■ Task brief:
Output exactly, and only, the lines from the line containing "Output the component" through the line containing "5.235, 5.48, 5.71];", both included.

■ Task data:
>>>
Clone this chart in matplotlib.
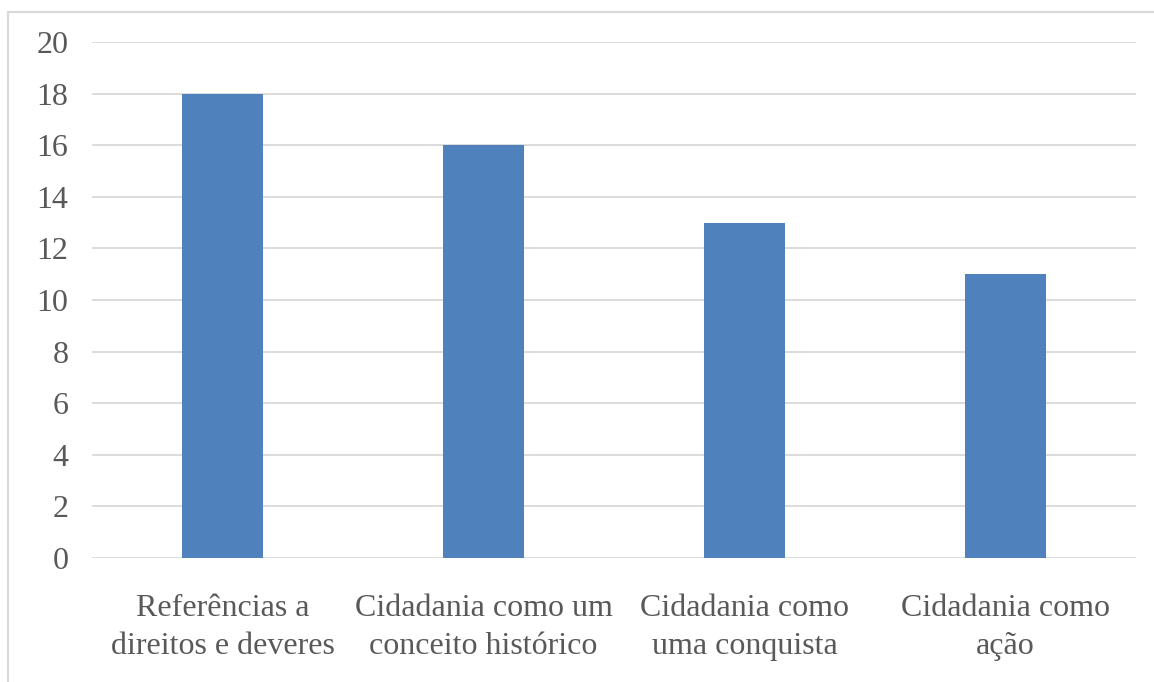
<<<
>>>
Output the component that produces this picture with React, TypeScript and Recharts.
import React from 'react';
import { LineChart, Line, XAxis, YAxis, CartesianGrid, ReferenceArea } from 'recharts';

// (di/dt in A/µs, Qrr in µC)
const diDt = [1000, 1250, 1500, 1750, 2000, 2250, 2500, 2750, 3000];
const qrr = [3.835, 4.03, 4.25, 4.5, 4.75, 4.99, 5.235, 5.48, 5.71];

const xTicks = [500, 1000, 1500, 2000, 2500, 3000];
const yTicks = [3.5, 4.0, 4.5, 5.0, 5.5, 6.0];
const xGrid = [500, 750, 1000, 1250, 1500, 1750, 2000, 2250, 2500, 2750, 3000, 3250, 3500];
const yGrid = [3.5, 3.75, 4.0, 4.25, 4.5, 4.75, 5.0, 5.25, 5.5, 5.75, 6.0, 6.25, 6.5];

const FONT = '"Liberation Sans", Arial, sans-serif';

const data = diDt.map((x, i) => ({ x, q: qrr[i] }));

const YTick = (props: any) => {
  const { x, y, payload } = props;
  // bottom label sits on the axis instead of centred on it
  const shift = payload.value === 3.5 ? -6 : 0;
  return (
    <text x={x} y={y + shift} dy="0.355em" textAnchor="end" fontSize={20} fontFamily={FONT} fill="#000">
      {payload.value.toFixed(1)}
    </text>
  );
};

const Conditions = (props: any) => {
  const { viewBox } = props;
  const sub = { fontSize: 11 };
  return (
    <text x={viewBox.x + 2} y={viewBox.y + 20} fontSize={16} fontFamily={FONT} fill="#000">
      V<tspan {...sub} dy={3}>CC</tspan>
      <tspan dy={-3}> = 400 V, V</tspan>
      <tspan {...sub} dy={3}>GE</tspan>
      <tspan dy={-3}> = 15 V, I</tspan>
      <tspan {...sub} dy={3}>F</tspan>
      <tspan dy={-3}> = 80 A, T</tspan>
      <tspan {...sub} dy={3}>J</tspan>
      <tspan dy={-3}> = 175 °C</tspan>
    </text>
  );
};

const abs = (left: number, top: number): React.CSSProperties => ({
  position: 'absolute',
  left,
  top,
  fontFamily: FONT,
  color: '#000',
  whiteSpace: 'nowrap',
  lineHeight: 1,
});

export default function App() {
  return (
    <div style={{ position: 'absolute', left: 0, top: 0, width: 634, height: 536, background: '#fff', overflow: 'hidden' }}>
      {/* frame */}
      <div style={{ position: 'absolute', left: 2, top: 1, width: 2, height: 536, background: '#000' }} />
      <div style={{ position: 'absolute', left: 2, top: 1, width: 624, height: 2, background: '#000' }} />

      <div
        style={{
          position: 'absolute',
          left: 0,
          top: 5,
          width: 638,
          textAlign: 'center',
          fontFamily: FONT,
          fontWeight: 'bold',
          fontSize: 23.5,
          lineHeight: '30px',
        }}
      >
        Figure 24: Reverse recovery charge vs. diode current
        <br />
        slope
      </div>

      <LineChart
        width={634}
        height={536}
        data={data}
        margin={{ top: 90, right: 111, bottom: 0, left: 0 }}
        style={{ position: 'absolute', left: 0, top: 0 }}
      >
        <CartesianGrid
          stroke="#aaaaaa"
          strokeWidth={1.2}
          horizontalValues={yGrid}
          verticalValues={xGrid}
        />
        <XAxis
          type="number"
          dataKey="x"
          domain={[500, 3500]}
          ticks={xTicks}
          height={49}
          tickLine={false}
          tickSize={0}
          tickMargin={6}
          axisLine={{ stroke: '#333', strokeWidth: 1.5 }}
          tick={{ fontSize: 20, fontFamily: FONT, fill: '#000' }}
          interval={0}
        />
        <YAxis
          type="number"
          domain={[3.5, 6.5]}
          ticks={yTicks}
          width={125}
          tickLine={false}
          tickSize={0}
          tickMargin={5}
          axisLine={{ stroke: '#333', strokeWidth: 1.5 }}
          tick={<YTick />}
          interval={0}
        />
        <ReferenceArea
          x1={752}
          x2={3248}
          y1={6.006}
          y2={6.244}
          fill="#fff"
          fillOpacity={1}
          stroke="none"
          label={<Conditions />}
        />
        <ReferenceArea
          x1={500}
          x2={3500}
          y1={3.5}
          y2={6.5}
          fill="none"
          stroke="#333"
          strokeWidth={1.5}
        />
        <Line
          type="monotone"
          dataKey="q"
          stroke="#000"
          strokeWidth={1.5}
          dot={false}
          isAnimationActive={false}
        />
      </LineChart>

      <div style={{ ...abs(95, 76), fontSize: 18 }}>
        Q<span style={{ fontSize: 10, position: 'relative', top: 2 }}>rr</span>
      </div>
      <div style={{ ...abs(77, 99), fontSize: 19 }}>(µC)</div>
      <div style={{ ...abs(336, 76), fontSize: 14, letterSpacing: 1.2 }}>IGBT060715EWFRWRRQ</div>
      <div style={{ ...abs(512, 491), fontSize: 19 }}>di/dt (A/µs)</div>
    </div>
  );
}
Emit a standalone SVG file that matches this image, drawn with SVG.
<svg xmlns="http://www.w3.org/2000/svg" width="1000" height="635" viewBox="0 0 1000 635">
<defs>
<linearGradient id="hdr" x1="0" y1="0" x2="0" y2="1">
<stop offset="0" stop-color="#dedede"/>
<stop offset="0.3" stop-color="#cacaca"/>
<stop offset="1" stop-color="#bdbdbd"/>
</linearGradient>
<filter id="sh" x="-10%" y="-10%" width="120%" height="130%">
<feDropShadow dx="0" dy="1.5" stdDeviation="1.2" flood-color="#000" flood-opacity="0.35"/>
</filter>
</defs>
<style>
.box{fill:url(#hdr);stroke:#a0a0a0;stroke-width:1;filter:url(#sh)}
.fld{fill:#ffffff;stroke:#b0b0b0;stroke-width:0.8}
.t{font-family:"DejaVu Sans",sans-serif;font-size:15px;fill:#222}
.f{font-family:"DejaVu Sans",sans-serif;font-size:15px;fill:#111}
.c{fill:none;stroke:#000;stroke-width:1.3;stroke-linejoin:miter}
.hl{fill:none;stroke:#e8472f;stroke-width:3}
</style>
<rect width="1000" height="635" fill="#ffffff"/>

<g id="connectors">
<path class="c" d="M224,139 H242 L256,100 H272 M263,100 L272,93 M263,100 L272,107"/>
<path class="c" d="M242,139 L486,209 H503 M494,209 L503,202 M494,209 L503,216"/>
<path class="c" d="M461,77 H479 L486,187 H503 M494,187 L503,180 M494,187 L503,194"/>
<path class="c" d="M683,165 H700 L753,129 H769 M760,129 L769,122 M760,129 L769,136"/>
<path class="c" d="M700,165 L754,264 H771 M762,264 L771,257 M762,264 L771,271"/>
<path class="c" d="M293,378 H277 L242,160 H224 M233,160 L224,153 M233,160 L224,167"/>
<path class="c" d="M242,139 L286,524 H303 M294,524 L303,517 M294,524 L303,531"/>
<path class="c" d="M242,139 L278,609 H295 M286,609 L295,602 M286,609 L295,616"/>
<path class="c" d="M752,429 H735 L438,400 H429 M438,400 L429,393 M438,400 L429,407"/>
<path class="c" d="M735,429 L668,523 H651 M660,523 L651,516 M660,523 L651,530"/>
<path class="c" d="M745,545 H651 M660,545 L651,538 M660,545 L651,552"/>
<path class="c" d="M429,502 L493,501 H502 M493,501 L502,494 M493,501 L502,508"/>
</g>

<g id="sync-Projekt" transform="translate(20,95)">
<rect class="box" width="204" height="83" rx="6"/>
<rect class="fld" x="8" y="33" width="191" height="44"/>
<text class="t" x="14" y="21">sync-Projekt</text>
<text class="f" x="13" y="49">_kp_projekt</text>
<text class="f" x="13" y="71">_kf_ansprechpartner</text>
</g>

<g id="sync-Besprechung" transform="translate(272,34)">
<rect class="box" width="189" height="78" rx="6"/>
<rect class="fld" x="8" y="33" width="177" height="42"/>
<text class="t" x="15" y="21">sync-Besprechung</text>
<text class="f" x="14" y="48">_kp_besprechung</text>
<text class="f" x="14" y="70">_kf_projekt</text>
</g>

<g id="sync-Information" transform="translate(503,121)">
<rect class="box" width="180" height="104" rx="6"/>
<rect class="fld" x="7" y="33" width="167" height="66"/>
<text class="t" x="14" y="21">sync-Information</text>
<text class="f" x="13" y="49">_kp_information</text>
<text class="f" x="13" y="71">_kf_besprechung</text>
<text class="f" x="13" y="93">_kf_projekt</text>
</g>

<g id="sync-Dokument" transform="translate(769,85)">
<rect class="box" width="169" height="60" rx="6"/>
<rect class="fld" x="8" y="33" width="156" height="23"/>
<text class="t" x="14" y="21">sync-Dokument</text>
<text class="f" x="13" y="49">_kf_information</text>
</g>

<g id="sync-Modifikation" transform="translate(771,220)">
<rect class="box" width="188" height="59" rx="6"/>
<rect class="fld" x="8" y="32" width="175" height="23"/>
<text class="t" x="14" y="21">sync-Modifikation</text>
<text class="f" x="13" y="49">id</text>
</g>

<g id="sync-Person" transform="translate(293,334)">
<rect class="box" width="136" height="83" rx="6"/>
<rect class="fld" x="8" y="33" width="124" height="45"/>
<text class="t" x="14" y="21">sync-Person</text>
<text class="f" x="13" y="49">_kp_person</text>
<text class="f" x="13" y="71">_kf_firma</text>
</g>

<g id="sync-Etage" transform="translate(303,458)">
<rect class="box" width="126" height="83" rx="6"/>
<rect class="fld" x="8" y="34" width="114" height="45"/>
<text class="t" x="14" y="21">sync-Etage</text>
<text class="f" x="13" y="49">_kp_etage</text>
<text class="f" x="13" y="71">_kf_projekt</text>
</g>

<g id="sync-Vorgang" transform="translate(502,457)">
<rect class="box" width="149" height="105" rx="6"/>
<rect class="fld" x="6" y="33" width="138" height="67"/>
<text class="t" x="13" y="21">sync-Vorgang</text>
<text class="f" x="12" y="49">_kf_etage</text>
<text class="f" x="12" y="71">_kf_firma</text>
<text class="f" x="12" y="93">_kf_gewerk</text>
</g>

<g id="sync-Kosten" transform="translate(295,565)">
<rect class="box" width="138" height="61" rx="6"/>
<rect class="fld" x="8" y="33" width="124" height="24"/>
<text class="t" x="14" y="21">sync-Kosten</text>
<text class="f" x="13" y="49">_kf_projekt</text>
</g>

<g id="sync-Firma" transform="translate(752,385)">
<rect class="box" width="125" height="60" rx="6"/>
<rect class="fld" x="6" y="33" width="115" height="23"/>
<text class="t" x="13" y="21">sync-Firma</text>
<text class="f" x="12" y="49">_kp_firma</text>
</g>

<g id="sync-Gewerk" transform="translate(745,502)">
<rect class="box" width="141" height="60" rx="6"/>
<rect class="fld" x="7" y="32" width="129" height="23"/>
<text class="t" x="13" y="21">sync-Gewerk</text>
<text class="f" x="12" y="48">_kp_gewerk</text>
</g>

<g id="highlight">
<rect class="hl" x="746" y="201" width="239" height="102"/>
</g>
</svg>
<<<
■ Task answer:
Output the component that produces this picture with React, TypeScript and Recharts.
import React from 'react';
import { LineChart, Line, XAxis, YAxis, CartesianGrid, ReferenceArea } from 'recharts';

// (di/dt in A/µs, Qrr in µC)
const diDt = [1000, 1250, 1500, 1750, 2000, 2250, 2500, 2750, 3000];
const qrr = [3.835, 4.03, 4.25, 4.5, 4.75, 4.99, 5.235, 5.48, 5.71];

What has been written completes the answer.